Ramirez joins long list of shamed peers
Despite the numerous distractions Manny Ramirez has brought to the baseball teams he's played for during his 15-year career, the flamboyant slugger was able to avoid the steroid scandal that had plagued his troubled peers.
All that changed Thursday when Major League Baseball suspended the Los Angeles Dodgers outfielder for 50 games after he tested positive for a banned substance.
Two sources told ESPN that Ramirez used the women's fertility drug HCG, human chorionic gonadotropin. Steroid users can use the drug after they complete cycles to get their bodies to produce testosterone naturally again.
In using a banned substance, Ramirez joins a long line of superstar players who have either been linked to or were caught taking performance-enhancing drugs.
The list includes Barry Bonds, Mark McGwire, Roger Clemens and Rafael Palmeiro — all surefire Hall of Famers prior to the BALCO performance-enhancing drug scandal in 2003.
With 533 career home runs, Ramirez has the qualification that should one day land him the Hall of Fame, but as McGwire learned, simply being associated with performance-enhancing drugs can do irreparable damage a player's career.
McGwire hit 583 homers, yet has been passed over by Hall of Fame voters the last two seasons.
"It calls into question what Ramirez has done in his career," said CBC Sports analyst Elliotte Friedman.

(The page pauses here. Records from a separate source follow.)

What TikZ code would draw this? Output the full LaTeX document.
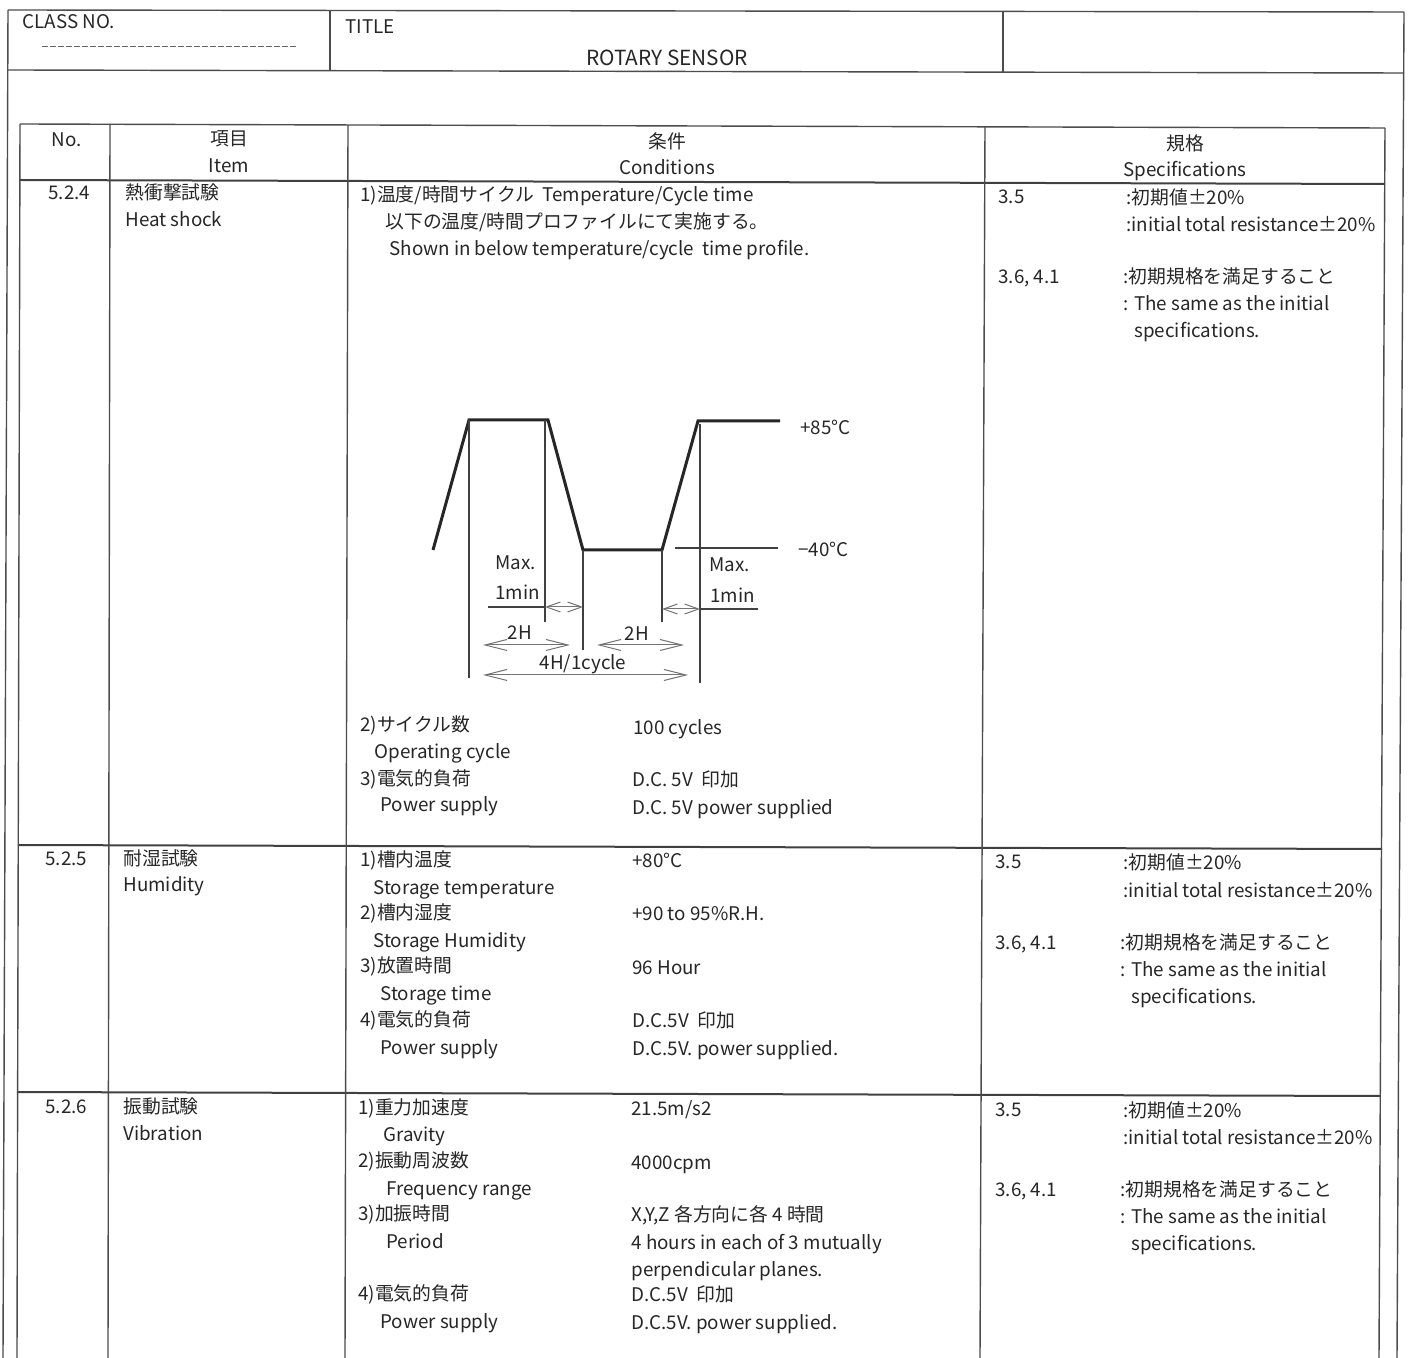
\documentclass[tikz,border=0pt]{standalone}
\usepackage{fontspec}
\setmainfont{Noto Sans CJK JP}
\usetikzlibrary{arrows.meta}

\tikzset{
  txt/.style={anchor=west, inner sep=0pt, text height=8.5pt, text depth=0.5pt, font=\fontsize{9.4}{11}\selectfont, text=black!85},
  mid/.style={txt, anchor=center},
  rule/.style={line width=0.7pt, draw=black!70},
  hrule/.style={line width=1pt, draw=black!75},
  profile/.style={line width=1.5pt, draw=black!85},
  guide/.style={line width=0.6pt, draw=black!75},
  dim/.style={line width=0.5pt, draw=black!55, {Straight Barb[length=11pt,width=5.5pt]}-{Straight Barb[length=11pt,width=5.5pt]}},
  shortdim/.style={dim, {Straight Barb[length=7pt,width=5pt]}-{Straight Barb[length=7pt,width=5pt]}}
}

\begin{document}
\begin{tikzpicture}[x=0.5pt,y=-0.5pt]
\useasboundingbox (0,0) rectangle (1410,1358);

% header frame
\draw[rule] (8,10) -- (1404,12);
\draw[rule] (8,70) -- (1404,73);
\draw[rule] (8,10) -- (3,1358);
\draw[rule] (1404,12) -- (1397,1358);
\draw[rule] (330,10) -- (330,71);
\draw[rule] (1003,11) -- (1003,72);
\draw[line width=0.4pt, draw=black!60, dash pattern=on 3pt off 1pt] (42,46) -- (296,46);
\node[txt] (classno) at (22,21) {CLASS NO.};
\node[txt] (title) at (345,26) {TITLE};
\node[mid, font=\fontsize{10.4}{12}\selectfont] (sensor) at (667,58) {ROTARY SENSOR};

% table grid
\draw[rule] (20,124) -- (1385,128);
\draw[hrule] (20,180) -- (1385,184);
\draw[hrule] (18,845) -- (1382,849);
\draw[hrule] (17,1092) -- (1380,1096);
\draw[rule] (20,124) -- (17,1358);
\draw[rule] (110,124) -- (108,1358);
\draw[rule] (348,125) -- (345,1358);
\draw[rule] (985,127) -- (980,1358);
\draw[rule] (1385,128) -- (1379,1358);

% column heads
\node[mid] (hno) at (67,139) {No.};
\node[mid] (hitemjp) at (229,138) {項目};
\node[mid] (hitem) at (229,165) {Item};
\node[mid] (hcondjp) at (667,141) {条件};
\node[mid] (hcond) at (667,167) {Conditions};
\node[mid] (hspecjp) at (1185,143) {規格};
\node[mid] (hspec) at (1185,169) {Specifications};

% 5.2.4 heat shock
\node[txt] (noa) at (48,192) {5.2.4};
\node[txt] (itemajp) at (125,192) {熱衝撃試験};
\node[txt] (itema) at (125,219) {Heat shock};
\node[txt] (conda) at (360,194) {1)温度/時間サイクル\ \ Temperature/Cycle time};
\node[txt] (condb) at (385,221) {以下の温度/時間プロファイルにて実施する。};
\node[txt] (condc) at (389,248) {Shown in below temperature/cycle\ \ time profile.};

% temperature profile
\draw[profile] (433,550) -- (469,420) -- (548,420) -- (583,550) -- (662,550) -- (698,421) -- (780,421);
\draw[guide] (675,548) -- (778,548);
\node[txt] (hot) at (800,427) {+85°C};
\node[txt] (cold) at (798,549) {−40°C};
\draw[guide] (469,420) -- (469,678);
\draw[guide] (545,420) -- (545,622);
\draw[guide] (583,550) -- (583,650);
\draw[guide] (662,550) -- (662,622);
\draw[guide] (700,424) -- (700,683);
\node[txt] (maxa) at (495,562) {Max.};
\node[txt] (mina) at (495,592) {1min};
\draw[guide] (488,607) -- (545,607);
\draw[shortdim] (545,607) -- (583,607);
\node[txt] (maxb) at (709,564) {Max.};
\node[txt] (minb) at (710,595) {1min};
\draw[guide] (700,609) -- (758,609);
\draw[shortdim] (662,609) -- (700,609);
\node[mid] (twoha) at (520,632) {2H};
\draw[dim] (483,645) -- (570,645);
\node[mid] (twohb) at (637,633) {2H};
\draw[dim] (597,645) -- (684,645);
\node[mid] (cycle) at (583,662) {4H/1cycle};
\draw[dim] (483,675) -- (688,675);

\node[txt] (condd) at (360,724) {2)サイクル数};
\node[txt] (conde) at (374,751) {Operating cycle};
\node[txt] (condf) at (360,777) {3)電気的負荷};
\node[txt] (condg) at (380,804) {Power supply};
\node[txt] (vala) at (633,726) {100 cycles};
\node[txt] (valb) at (632,778) {D.C. 5V\ \ 印加};
\node[txt] (valc) at (632,806) {D.C. 5V power supplied};

% 5.2.5 humidity
\node[txt] (nob) at (45,857) {5.2.5};
\node[txt] (itembjp) at (123,857) {耐湿試験};
\node[txt] (itemb) at (123,884) {Humidity};
\node[txt] (condh) at (360,858) {1)槽内温度};
\node[txt] (condi) at (373,886) {Storage temperature};
\node[txt] (condj) at (360,911) {2)槽内湿度};
\node[txt] (condk) at (373,939) {Storage Humidity};
\node[txt] (condl) at (360,964) {3)放置時間};
\node[txt] (condm) at (380,992) {Storage time};
\node[txt] (condn) at (360,1018) {4)電気的負荷};
\node[txt] (condo) at (380,1046) {Power supply};
\node[txt] (vald) at (632,859) {+80°C};
\node[txt] (vale) at (632,913) {+90 to 95\%R.H.};
\node[txt] (valf) at (632,966) {96 Hour};
\node[txt] (valg) at (632,1019) {D.C.5V\ \ 印加};
\node[txt] (valh) at (632,1047) {D.C.5V. power supplied.};

% 5.2.6 vibration
\node[txt] (noc) at (45,1105) {5.2.6};
\node[txt] (itemcjp) at (123,1105) {振動試験};
\node[txt] (itemc) at (123,1132) {Vibration};
\node[txt] (condp) at (358,1106) {1)重力加速度};
\node[txt] (condq) at (383,1133) {Gravity};
\node[txt] (condr) at (358,1159) {2)振動周波数};
\node[txt] (conds) at (386,1187) {Frequency range};
\node[txt] (condt) at (358,1212) {3)加振時間};
\node[txt] (condu) at (386,1240) {Period};
\node[txt] (condv) at (358,1292) {4)電気的負荷};
\node[txt] (condw) at (380,1320) {Power supply};
\node[txt] (vali) at (631,1107) {21.5m/s2};
\node[txt] (valj) at (631,1161) {4000cpm};
\node[txt] (valk) at (631,1213) {X,Y,Z 各方向に各 4 時間};
\node[txt] (vall) at (631,1241) {4 hours in each of 3 mutually};
\node[txt] (valm) at (631,1268) {perpendicular planes.};
\node[txt] (valn) at (631,1293) {D.C.5V\ \ 印加};
\node[txt] (valo) at (631,1321) {D.C.5V. power supplied.};

% specifications, same for all three rows
\foreach \r/\y/\dx in {a/0/0, b/665/-3, c/912/-3} {
  \node[txt] (spec\r a) at (998+\dx,196+\y) {3.5};
  \node[txt] (spec\r b) at (1126+\dx,197+\y) {:初期値±20\%};
  \node[txt] (spec\r c) at (1126+\dx,224+\y) {:initial total resistance±20\%};
  \node[txt] (spec\r d) at (998+\dx,276+\y) {3.6, 4.1};
  \node[txt] (spec\r e) at (1123+\dx,276+\y) {:初期規格を満足すること};
  \node[txt] (spec\r f) at (1123+\dx,303+\y) {: The same as the initial};
  \node[txt] (spec\r g) at (1134+\dx,330+\y) {specifications.};
}
\end{tikzpicture}
\end{document}
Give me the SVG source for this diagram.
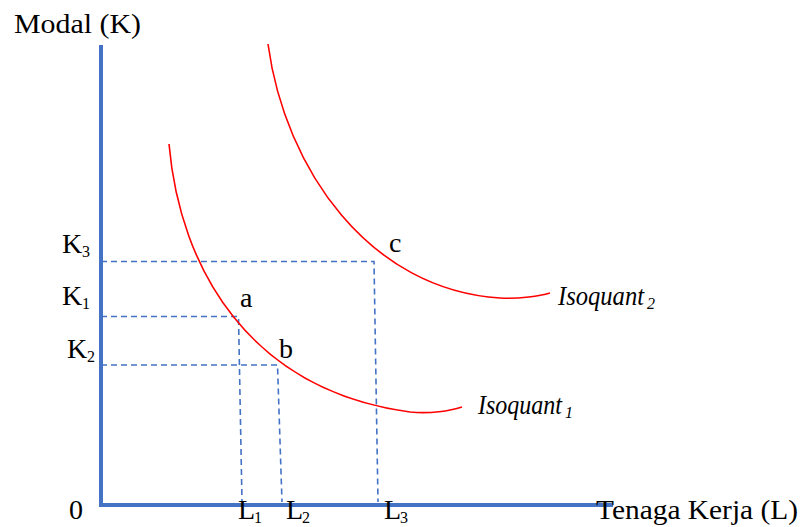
<svg xmlns="http://www.w3.org/2000/svg" width="807" height="527" viewBox="0 0 807 527">
<style>
text{font-family:"Liberation Serif","DejaVu Serif",serif;font-size:28px;fill:#000}
.it{font-style:italic}
.sub{font-size:16px}
.axis{stroke:#4472C4;stroke-width:4;fill:none}
.dash{stroke:#4472C4;stroke-width:1.6;stroke-dasharray:6,4;fill:none}
.iso{stroke:#FF0000;stroke-width:1.6;fill:none}
</style>
<rect width="807" height="527" fill="#fff"/>
<g id="connectors">
<path class="dash" d="M101,261.5 H374 L378,502"/>
<path class="dash" d="M101,316.5 H238.5 L242,502"/>
<path class="dash" d="M101,365 H277.5 L282,502"/>
</g>
<g id="isoquant1">
<path class="iso" d="M169,144 C180,270 250,390 410,412 C430,414 450,411 462,407"/>
<text class="it" x="478" y="414" textLength="84" lengthAdjust="spacingAndGlyphs">Isoquant</text><text class="it sub" x="565" y="418">1</text>
</g>
<g id="isoquant2">
<path class="iso" d="M268,44 C285,170 370,290 500,298 C520,299 540,296 550,293"/>
<text class="it" x="558" y="305" textLength="86" lengthAdjust="spacingAndGlyphs">Isoquant</text><text class="it sub" x="647" y="309">2</text>
</g>
<g id="axes">
<path class="axis" d="M101,45 V505 H613"/>
</g>
<g id="labels">
<text x="14" y="33" textLength="127" lengthAdjust="spacingAndGlyphs">Modal (K)</text>
<text x="596" y="519" textLength="202" lengthAdjust="spacingAndGlyphs">Tenaga Kerja (L)</text>
<text x="69" y="519">0</text>
<text x="62" y="253">K</text><text class="sub" x="82" y="257">3</text>
<text x="62" y="305">K</text><text class="sub" x="82" y="309">1</text>
<text x="67" y="358">K</text><text class="sub" x="87" y="362">2</text>
<text x="238" y="519">L</text><text class="sub" x="254" y="523">1</text>
<text x="286" y="519">L</text><text class="sub" x="302" y="523">2</text>
<text x="384" y="519">L</text><text class="sub" x="400" y="523">3</text>
<text x="240" y="307">a</text>
<text x="279" y="358">b</text>
<text x="389" y="252">c</text>
</g>
</svg>
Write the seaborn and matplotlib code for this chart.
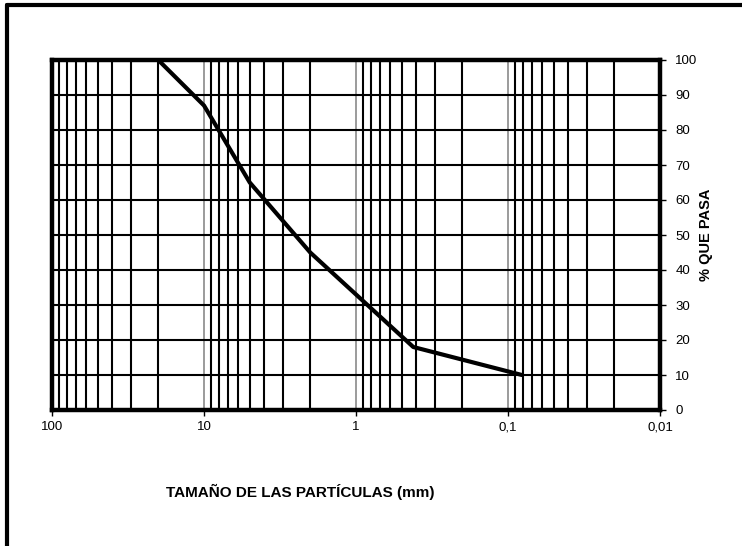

"He's one of the greatest hitters of his generation and now people are going to look at it and say, 'Can I believe what this guy has accomplished?' There's a danger now that he goes down with Rafael Palmeiro or maybe Mark McGwire as a guy who should be a Hall of Famer based on the numbers, but because of the link that he used performance-enhancing drugs, he may not now."
Ramirez says a medication given by his physician — and not a steroid — resulted in the positive test.
Regardless of his explanation, he may pay a bigger price than Bonds, Clemens or McGwire. Even with overwhelming circumstantial evidence, those three stars never tested positive for steroids.
"That's why this is different," said Friedman. "In Ramirez's case, he has a positive drug test. Those other guys never were suspended. The fact is he is caught … there is a link there that doesn't exist with Clemens, McGwire or Bonds, though most people believe all three of them were using."
Ramirez will endure the same scrutiny Alex Rodriguez is currently facing. The Yankees third baseman admitted in February to using steroids when he was playing for the Texas Rangers in 2001-03.
A soon-to-be released book alleges Rodriguez also used steroids when he was a highly touted high-school player, and he was also suspected of using performance-enhancing drugs while playing for the Yankees.
Rodriguez, who's missed all of this season to this point following hip surgery, is close to returning to New York's lineup.
Ramirez, meanwhile, is scheduled to come back in early July, when he can expect a herd of reporters to follow his every move.
"People believe Manny isn't bothered by anything," said Friedman. "In Boston, they called him a hitting savant. He was never bothered [by the distractions], and there were a lot of distractions around him, whether it was his behaviour on or off the field. He could always hit, though.
"He was amazing like that and his focus was incredible. But now that's going to be tested too."